### EXTRACTED DATA
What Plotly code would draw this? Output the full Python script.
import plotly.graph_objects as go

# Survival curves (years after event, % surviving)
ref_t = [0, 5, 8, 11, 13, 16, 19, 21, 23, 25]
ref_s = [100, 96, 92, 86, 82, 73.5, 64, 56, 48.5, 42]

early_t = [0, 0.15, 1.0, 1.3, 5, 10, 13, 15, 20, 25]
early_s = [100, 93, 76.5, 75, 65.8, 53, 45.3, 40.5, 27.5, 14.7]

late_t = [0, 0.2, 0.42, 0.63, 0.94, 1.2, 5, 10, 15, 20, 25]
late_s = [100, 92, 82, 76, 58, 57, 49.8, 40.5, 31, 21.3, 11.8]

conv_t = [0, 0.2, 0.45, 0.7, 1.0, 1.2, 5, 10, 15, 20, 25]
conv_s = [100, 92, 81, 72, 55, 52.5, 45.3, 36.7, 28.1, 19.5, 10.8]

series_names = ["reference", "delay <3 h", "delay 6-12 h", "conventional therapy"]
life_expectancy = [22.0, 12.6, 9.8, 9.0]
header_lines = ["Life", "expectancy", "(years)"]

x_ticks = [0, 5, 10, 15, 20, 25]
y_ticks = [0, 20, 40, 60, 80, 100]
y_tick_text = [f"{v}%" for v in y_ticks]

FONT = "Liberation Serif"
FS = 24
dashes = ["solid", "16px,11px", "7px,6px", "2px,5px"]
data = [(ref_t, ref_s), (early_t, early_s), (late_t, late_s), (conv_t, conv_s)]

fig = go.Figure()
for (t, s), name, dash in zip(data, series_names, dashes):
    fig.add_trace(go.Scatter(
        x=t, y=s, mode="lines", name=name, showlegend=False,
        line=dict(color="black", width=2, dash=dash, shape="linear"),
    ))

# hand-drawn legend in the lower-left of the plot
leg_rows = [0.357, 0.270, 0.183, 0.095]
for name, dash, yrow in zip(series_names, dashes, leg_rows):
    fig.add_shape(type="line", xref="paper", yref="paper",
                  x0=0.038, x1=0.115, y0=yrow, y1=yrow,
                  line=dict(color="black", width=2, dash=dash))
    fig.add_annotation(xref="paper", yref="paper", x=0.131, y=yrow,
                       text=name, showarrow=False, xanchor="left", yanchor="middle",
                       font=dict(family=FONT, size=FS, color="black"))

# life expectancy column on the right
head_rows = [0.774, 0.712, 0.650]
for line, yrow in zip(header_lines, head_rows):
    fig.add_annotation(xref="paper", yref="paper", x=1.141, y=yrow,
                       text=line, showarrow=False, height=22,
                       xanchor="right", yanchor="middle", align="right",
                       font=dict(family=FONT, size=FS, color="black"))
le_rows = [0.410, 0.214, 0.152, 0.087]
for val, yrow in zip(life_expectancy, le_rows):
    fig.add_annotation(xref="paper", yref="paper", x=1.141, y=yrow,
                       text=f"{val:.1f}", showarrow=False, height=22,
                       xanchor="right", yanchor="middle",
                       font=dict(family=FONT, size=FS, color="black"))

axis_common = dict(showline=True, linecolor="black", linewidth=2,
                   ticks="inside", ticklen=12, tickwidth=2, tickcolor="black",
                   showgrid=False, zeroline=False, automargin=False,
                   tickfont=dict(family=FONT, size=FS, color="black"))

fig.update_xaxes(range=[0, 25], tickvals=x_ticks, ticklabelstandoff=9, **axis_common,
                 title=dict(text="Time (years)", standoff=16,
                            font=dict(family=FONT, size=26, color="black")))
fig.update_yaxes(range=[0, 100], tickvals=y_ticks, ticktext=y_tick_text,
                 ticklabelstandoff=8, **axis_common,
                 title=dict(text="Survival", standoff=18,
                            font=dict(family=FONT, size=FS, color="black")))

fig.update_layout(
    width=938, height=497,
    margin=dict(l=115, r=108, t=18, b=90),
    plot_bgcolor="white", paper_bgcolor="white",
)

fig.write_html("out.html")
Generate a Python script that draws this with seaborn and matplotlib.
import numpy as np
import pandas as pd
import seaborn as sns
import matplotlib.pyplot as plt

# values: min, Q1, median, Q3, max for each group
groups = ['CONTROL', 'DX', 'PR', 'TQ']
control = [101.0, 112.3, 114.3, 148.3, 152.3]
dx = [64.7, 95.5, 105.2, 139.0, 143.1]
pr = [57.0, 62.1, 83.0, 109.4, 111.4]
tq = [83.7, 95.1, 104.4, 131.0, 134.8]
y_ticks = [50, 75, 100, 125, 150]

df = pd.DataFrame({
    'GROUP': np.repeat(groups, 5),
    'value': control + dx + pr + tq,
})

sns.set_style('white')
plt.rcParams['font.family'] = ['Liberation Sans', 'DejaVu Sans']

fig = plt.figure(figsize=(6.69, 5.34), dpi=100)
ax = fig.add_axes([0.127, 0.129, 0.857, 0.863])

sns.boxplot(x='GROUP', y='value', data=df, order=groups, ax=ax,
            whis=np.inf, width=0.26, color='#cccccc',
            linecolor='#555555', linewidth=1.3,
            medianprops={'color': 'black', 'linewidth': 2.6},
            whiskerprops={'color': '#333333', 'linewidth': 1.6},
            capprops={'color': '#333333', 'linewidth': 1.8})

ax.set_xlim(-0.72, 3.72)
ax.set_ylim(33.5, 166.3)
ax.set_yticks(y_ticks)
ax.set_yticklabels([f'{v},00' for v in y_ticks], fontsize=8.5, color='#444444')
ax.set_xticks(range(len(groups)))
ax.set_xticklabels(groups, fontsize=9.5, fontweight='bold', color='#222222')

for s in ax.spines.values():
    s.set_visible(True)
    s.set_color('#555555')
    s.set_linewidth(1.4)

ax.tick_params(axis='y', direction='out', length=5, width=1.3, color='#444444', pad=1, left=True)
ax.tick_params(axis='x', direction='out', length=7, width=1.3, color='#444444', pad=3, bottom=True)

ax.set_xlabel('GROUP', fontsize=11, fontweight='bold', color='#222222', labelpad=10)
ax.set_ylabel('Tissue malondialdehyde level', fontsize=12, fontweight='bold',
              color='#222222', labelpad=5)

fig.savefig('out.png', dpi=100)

==

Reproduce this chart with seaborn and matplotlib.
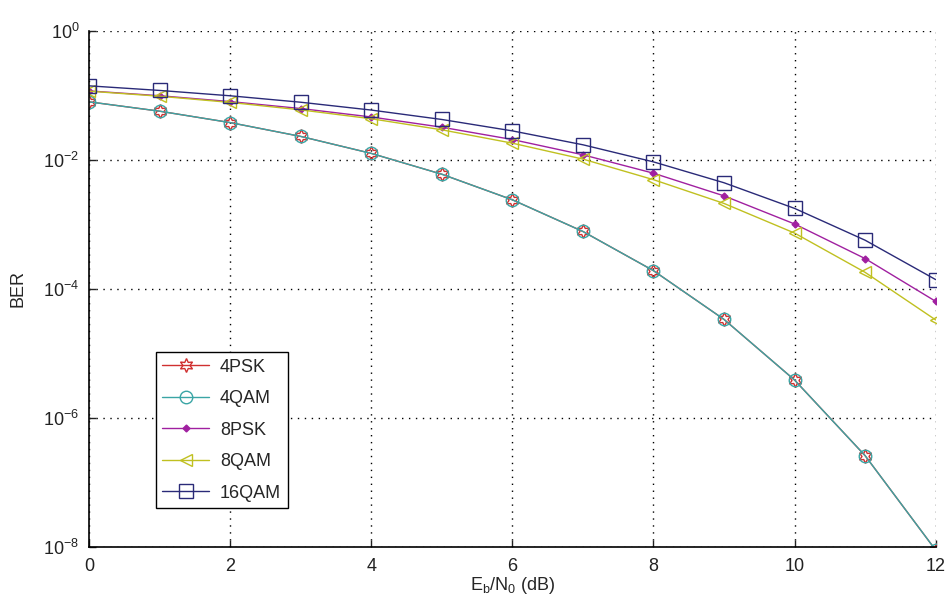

### WRITTEN PROBLEM
From the line containing "Generate a Python" down to the line containing "import matplotlib.pyplot as plt" in the material above, reproduce every line exactly, including the two end lines.

### WRITTEN ANSWER
Generate a Python script that draws this with seaborn and matplotlib.
import numpy as np
import pandas as pd
import seaborn as sns
import matplotlib.pyplot as plt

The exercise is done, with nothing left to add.